Dataset entries:
--*--
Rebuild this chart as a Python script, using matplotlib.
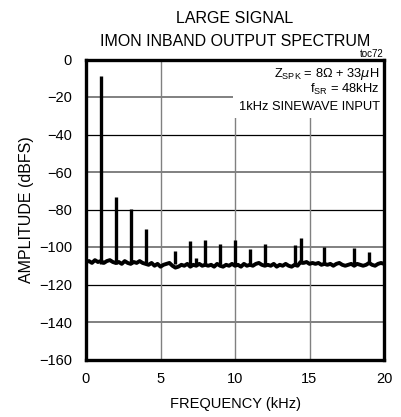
import numpy as np
import matplotlib
matplotlib.use('Agg')
from matplotlib import pyplot as plt
from matplotlib.patches import Rectangle

plt.rcParams['font.family'] = ['Liberation Sans Narrow', 'Liberation Sans', 'DejaVu Sans']
plt.rcParams['mathtext.fontset'] = 'custom'
plt.rcParams['mathtext.rm'] = 'Liberation Sans'

# noise floor, one value every 0.2 kHz from 0 to 20 kHz
noise_freq = [i * 0.2 for i in range(101)]
noise_db = [
    -108, -107.5, -108.5, -107, -108, -107.5, -108.5, -107.5, -107, -108, -108.5,
    -108, -109, -107.5, -108.5, -109, -108, -108.5, -107.5, -108.5, -109,
    -109.5, -108.5, -110, -109, -110.5, -109.5, -109, -108.5, -110, -111,
    -110.5, -109.5, -110, -109, -110.5, -109.5, -110, -109, -110, -109.5,
    -110, -109.5, -110.5, -109, -110, -110.5, -109.5, -110, -109, -110,
    -109.5, -110.5, -109, -110, -109.5, -110, -109, -108.5, -109.5, -110,
    -109.5, -110, -109, -110.5, -109.5, -110, -109, -110, -110.5, -109.5,
    -110, -108, -108.5, -108, -109, -108.5, -109, -108.5, -109.5, -109,
    -109.5, -109, -110, -109, -108.5, -109.5, -110, -109.5, -109, -110,
    -109, -109.5, -110, -109.5, -108.5, -109.5, -110, -109, -108.5, -109,
]

# harmonic / spur peaks
spike_freq = [1.0, 2.0, 3.0, 4.0, 6.0, 7.0, 7.4, 8.0, 9.0, 10.0, 11.0, 12.0,
              14.0, 14.4, 16.0, 18.0, 19.0]
spike_db = [-9, -73.5, -79.5, -90.5, -102, -96.8, -106, -96.5, -98.6, -96.5,
            -101, -98.5, -99, -95, -99.8, -100.7, -102.8]
spike_base = -109

xticks = [0, 5, 10, 15, 20]
yticks = [0, -20, -40, -60, -80, -100, -120, -140, -160]

fig = plt.figure(figsize=(4.01, 4.17), dpi=100)
ax = fig.add_axes([86 / 401, 1 - 359.5 / 417, 298 / 401, 300 / 417])

# grid: alternating grey / black horizontals, grey verticals
for y in [-20, -60, -100, -140]:
    ax.axhline(y, color='#808080', lw=1.4, zorder=1)
for y in [-40, -80, -120]:
    ax.axhline(y, color='black', lw=0.9, zorder=1)
for x in [5, 10, 15]:
    ax.axvline(x, color='#808080', lw=1.0, zorder=1)

ax.add_patch(Rectangle((9.87, -31.2), 10.13, 31.2, facecolor='white',
                       edgecolor='none', zorder=2))

ax.plot(noise_freq, noise_db, color='black', lw=2.8, zorder=3)
ax.vlines(spike_freq, spike_base, spike_db, color='black', lw=2.4, zorder=3)

ax.set_xlim(0, 20)
ax.set_ylim(-160, 0)
ax.set_xticks(xticks)
ax.set_yticks(yticks)
ax.tick_params(length=0, labelsize=10.5)
ax.tick_params(axis='y', pad=10)
ax.tick_params(axis='x', pad=9)
for s in ax.spines.values():
    s.set_linewidth(2.4)
    s.set_zorder(5)

ax.set_xlabel('FREQUENCY (kHz)', fontsize=10.5, labelpad=8)
ax.set_ylabel('AMPLITUDE (dBFS)', fontsize=11.5, labelpad=3.5)
ax.set_title('LARGE SIGNAL\nIMON INBAND OUTPUT SPECTRUM', fontsize=11.5,
             pad=10, linespacing=1.6)

ax.text(1.0, 1.008, 'toc72', transform=ax.transAxes, ha='right', va='baseline',
        fontsize=7)
ax.text(0.985, 0.94, r'Z$_{\mathrm{SPK}}$ = 8$\Omega$ + 33$\mu$H', transform=ax.transAxes,
        ha='right', va='baseline', fontsize=9.3, zorder=6)
ax.text(0.985, 0.887, r'f$_{\mathrm{SR}}$ = 48kHz', transform=ax.transAxes,
        ha='right', va='baseline', fontsize=9.3, zorder=6)
ax.text(0.985, 0.83, '1kHz SINEWAVE INPUT', transform=ax.transAxes,
        ha='right', va='baseline', fontsize=9.3, zorder=6)

fig.savefig('out.png', dpi=100)
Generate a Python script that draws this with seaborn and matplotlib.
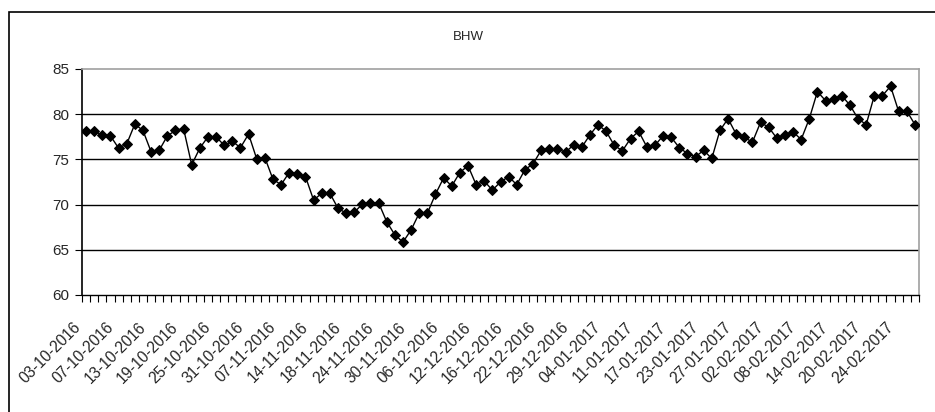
import matplotlib
matplotlib.use("Agg")
import matplotlib.pyplot as plt
import matplotlib.transforms as mtransforms
import seaborn as sns
import pandas as pd
import numpy as np
from matplotlib.patches import Rectangle

title = "BHW"
values = [
    78.1, 78.1, 77.7, 77.6, 76.25, 76.7, 78.9, 78.2, 75.85, 76.0,
    77.6, 78.2, 78.4, 74.4, 76.25, 77.5, 77.5, 76.55, 77.0, 76.3,
    77.8, 75.05, 75.2, 72.8, 72.2, 73.55, 73.4, 73.1, 70.5, 71.25,
    71.25, 69.6, 69.05, 69.15, 70.05, 70.2, 70.2, 68.1, 66.65, 65.85,
    67.2, 69.05, 69.05, 71.15, 72.95, 72.05, 73.55, 74.3, 72.2, 72.6,
    71.6, 72.5, 73.1, 72.2, 73.85, 74.5, 76.0, 76.15, 76.15, 75.8,
    76.6, 76.35, 77.7, 78.85, 78.1, 76.55, 75.95, 77.3, 78.1, 76.4,
    76.55, 77.6, 77.45, 76.3, 75.65, 75.3, 76.0, 75.1, 78.2, 79.5,
    77.8, 77.45, 76.9, 79.1, 78.55, 77.35, 77.7, 78.05, 77.2, 79.5,
    82.5, 81.5, 81.7, 82.05, 81.0, 79.5, 78.85, 82.05, 82.05, 83.1,
    80.3, 80.35, 78.85,
]
tick_labels = [
    "03-10-2016", "07-10-2016", "13-10-2016", "19-10-2016", "25-10-2016",
    "31-10-2016", "07-11-2016", "14-11-2016", "18-11-2016", "24-11-2016",
    "30-11-2016", "06-12-2016", "12-12-2016", "16-12-2016", "22-12-2016",
    "29-12-2016", "04-01-2017", "11-01-2017", "17-01-2017", "23-01-2017",
    "27-01-2017", "02-02-2017", "08-02-2017", "14-02-2017", "20-02-2017",
    "24-02-2017",
]
label_step = 4
y_ticks = [60, 65, 70, 75, 80, 85]

sns.set_style("white")
plt.rcParams["font.family"] = ["Liberation Sans", "DejaVu Sans"]

df = pd.DataFrame({"idx": np.arange(len(values)), "value": values})

fig = plt.figure(figsize=(9.35, 4.12), dpi=100)
ax = fig.add_axes([82 / 935, 1 - 295 / 412, (919 - 82) / 935, (295 - 69) / 412])

sns.lineplot(data=df, x="idx", y="value", ax=ax, color="black", linewidth=1.0,
             marker="D", markersize=5.5, markeredgecolor="black",
             markerfacecolor="black", zorder=3)

n = len(values)
ax.set_xlim(-0.5, n - 0.5)
ax.set_ylim(y_ticks[0], y_ticks[-1])
ax.set_yticks(y_ticks)
ax.set_yticklabels([str(v) for v in y_ticks], fontsize=11)

pos = list(range(0, n, label_step))[:len(tick_labels)]
ax.set_xticks(pos)
ax.set_xticklabels(tick_labels, rotation=45, ha="right", rotation_mode="anchor",
                   fontsize=11.2)
ax.set_xticks(np.arange(-0.5, n, 1.0), minor=True)
ax.tick_params(axis="x", which="major", length=0, pad=10)
ax.tick_params(axis="x", which="minor", length=5, width=0.8, color="black",
               direction="out", bottom=True)
ax.tick_params(axis="y", length=5, width=0.8, color="black", direction="out",
               left=True, pad=4)

offset = mtransforms.ScaledTranslation(-0.13, -0.11, fig.dpi_scale_trans)
for lbl in ax.get_xticklabels():
    lbl.set_transform(lbl.get_transform() + offset)

for v in y_ticks[1:-1]:
    ax.axhline(v, color="black", linewidth=1.0, zorder=1)

ax.set_xlabel("")
ax.set_ylabel("")
ax.spines["left"].set_color("black")
ax.spines["left"].set_linewidth(1.2)
ax.spines["bottom"].set_color("black")
ax.spines["bottom"].set_linewidth(1.0)
ax.spines["top"].set_color("#a0a0a0")
ax.spines["top"].set_linewidth(1.2)
ax.spines["right"].set_color("#a0a0a0")
ax.spines["right"].set_linewidth(1.2)
for s in ax.spines.values():
    s.set_visible(True)

fig.text(468 / 935, 1 - 37 / 412, title, ha="center", va="center", fontsize=9.5)

fig.patches.append(Rectangle((9 / 935, -0.5), 2.0, 0.5 + (1 - 12 / 412),
                             transform=fig.transFigure, fill=False,
                             edgecolor="black", linewidth=1.2))

fig.savefig("out.png", dpi=100, facecolor="white")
--*--
Task objective:
Return, please, the exact lines from the beginning of the entries above through the line containing "plt.rcParams['mathtext.rm'] = 'Liberation", both included; pictures are left out.

The output:
Rebuild this chart as a Python script, using matplotlib.
import numpy as np
import matplotlib
matplotlib.use('Agg')
from matplotlib import pyplot as plt
from matplotlib.patches import Rectangle

plt.rcParams['font.family'] = ['Liberation Sans Narrow', 'Liberation Sans', 'DejaVu Sans']
plt.rcParams['mathtext.fontset'] = 'custom'
plt.rcParams['mathtext.rm'] = 'Liberation Sans'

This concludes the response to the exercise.